- Church: Catholic Church
- Archdiocese: Roman Catholic Archdiocese of Lubumbashi
- See: Roman Catholic Diocese of Kongolo
- Appointed: 31 March 2007
- Installed: 9 June 2007
- Predecessor: Jérôme Nday Kanyangu Lukundwe
- Successor: Incumbent

Orders
- Ordination: 26 July 1992
- Consecration: 9 June 2007 by Jérôme Nday Kanyangu Lukundwe
- Rank: Bishop

Personal details
- Born: Oscar Ngoy wa Mpanga 5 December 1964 (age 61) Kyolo, Diocese of Manono, Tanganyika Province, DR Congo
- Motto: "UT FRUCTUM AFFERATIS"
- Coat of arms: Oscar Ngoy wa Mpanga's coat of arms

= Oscar Ngoy wa Mpanga =

Congolese Catholic prelate (born 1964)

Oscar Ngoy wa Mpanga C.S.Sp. (born 5 December 1964) is a Congolese Catholic prelate who is the Bishop of the Roman Catholic Diocese of Kongolo in the Democratic Republic of the Congo since 31 March 2007. Before that, from 26 July 1992 until he was appointed bishop, he was a priest of the Order of the Congregation of the Holy Spirit. He was appointed bishop on 31 March 2007 by Pope Benedict XVI. He was consecrated as bishop at Kongolo on 9 June 2007.
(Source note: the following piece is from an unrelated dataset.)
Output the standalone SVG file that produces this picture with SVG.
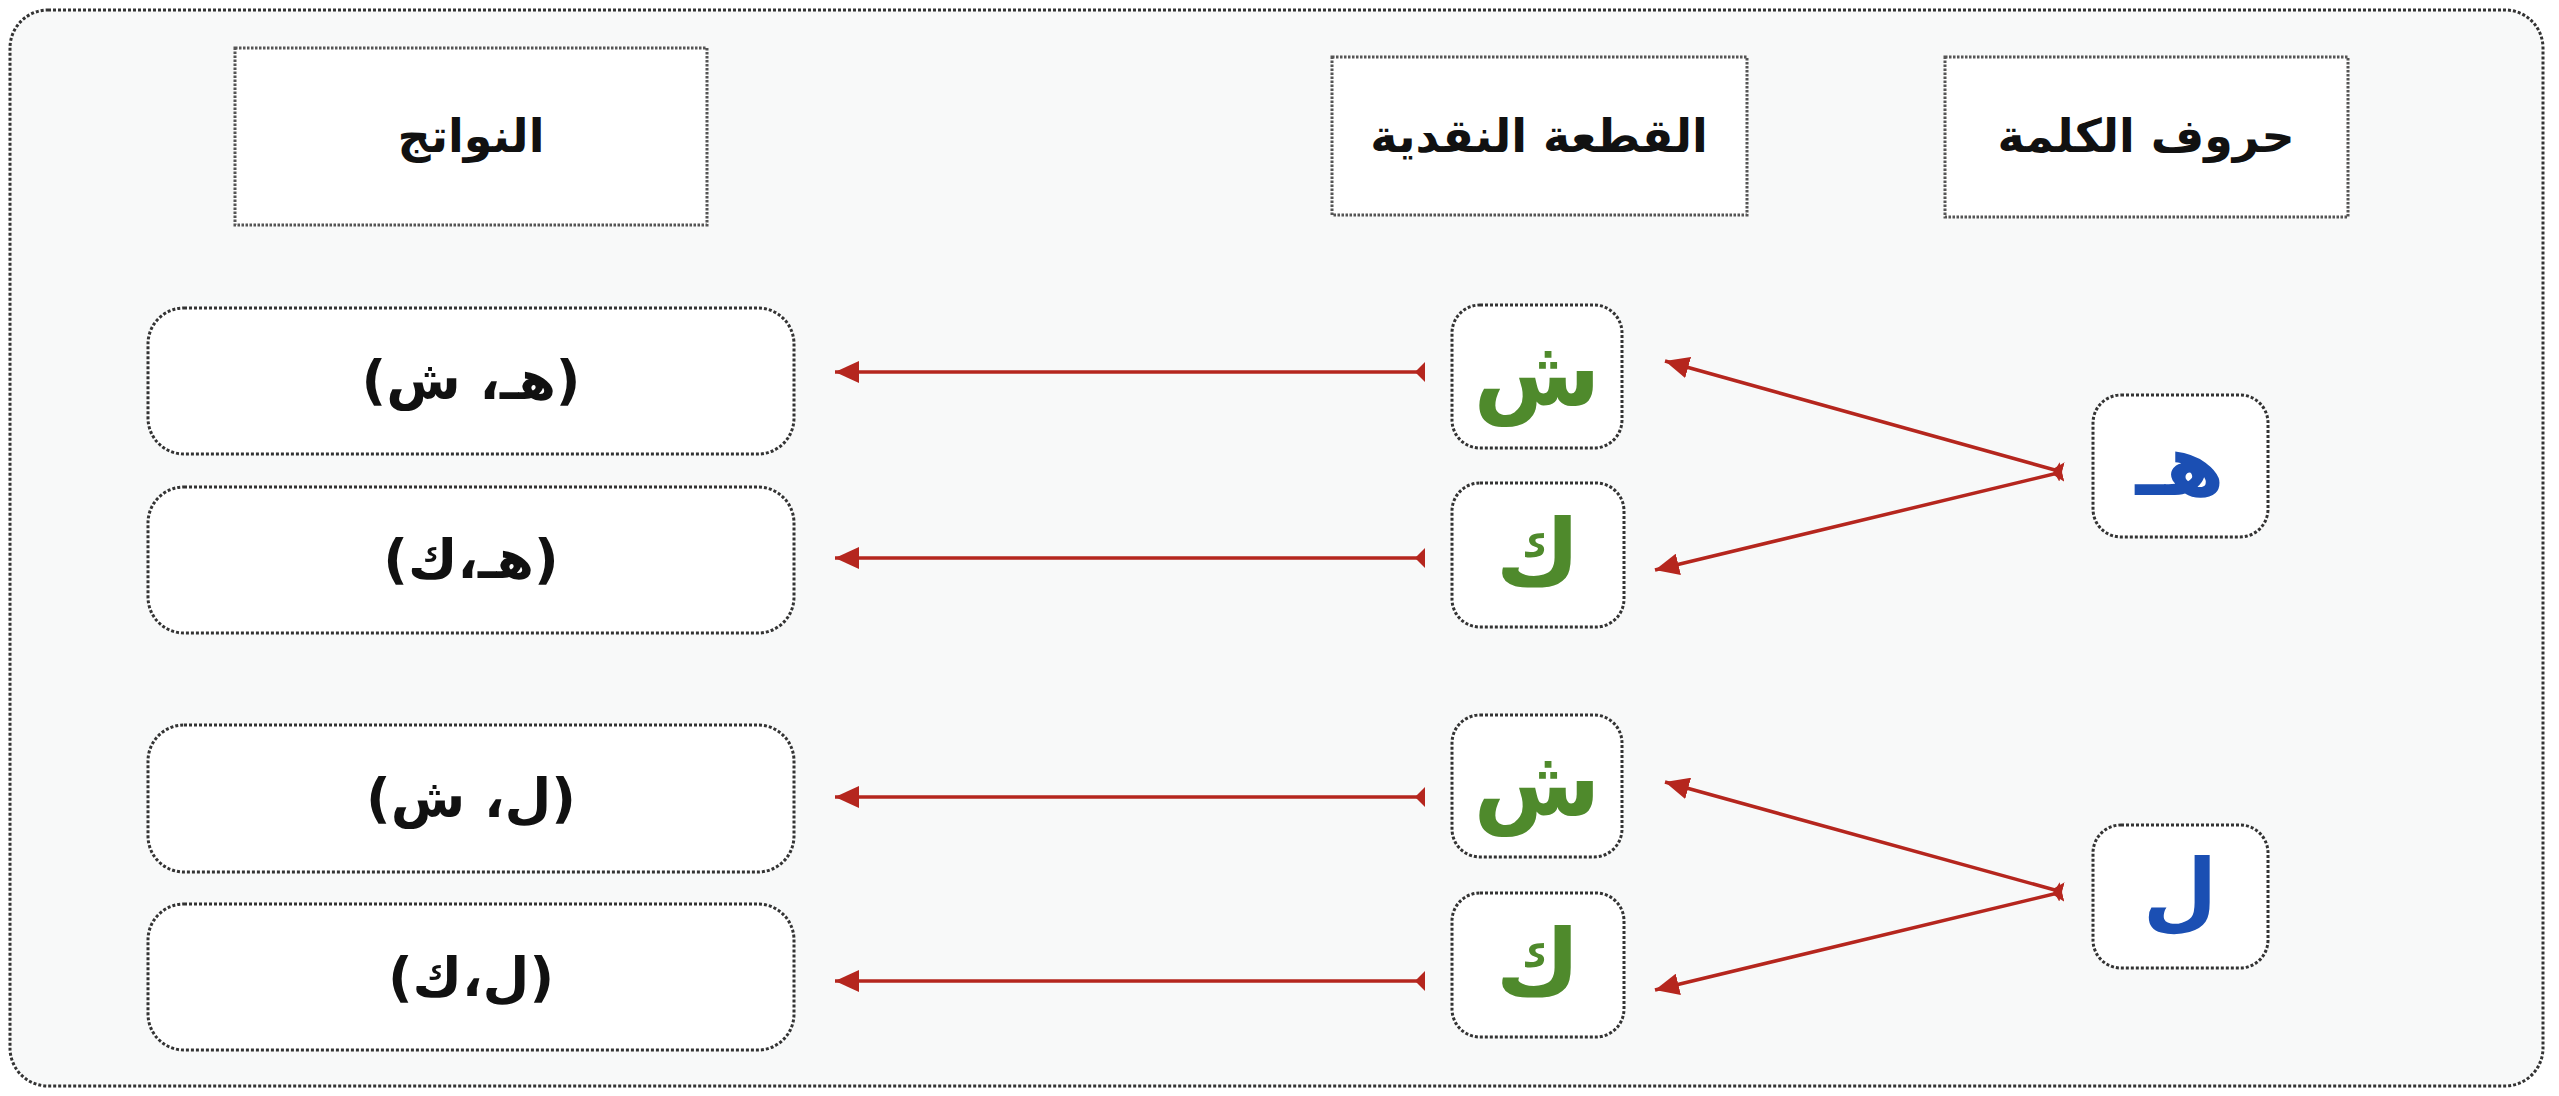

==Background and education==
He was born on 5 December 1964 Kyolo, Diocese of Manono, Tanganyika Province, DR Congo. He attended local schools for his elementary and secondary school education. He studied philosophy at the Jean XXIII Institute in Kolwezi from 1985 until 1987. He studied at the novitiate of the Congregation of the Holy Spirit from 1987 until 1988. He made his preliminary vows as a member of his religious Order in 1988. He then studied theology at the Poullartdes Places Institute, in Brazzaville, Republic of Congo from 1988 until 1992.

==Priest==
On 26 July 1992	, he was ordained a priest of the Catholic Order of the Holy Ghost Fathers. He served as priest until 31 March 2007.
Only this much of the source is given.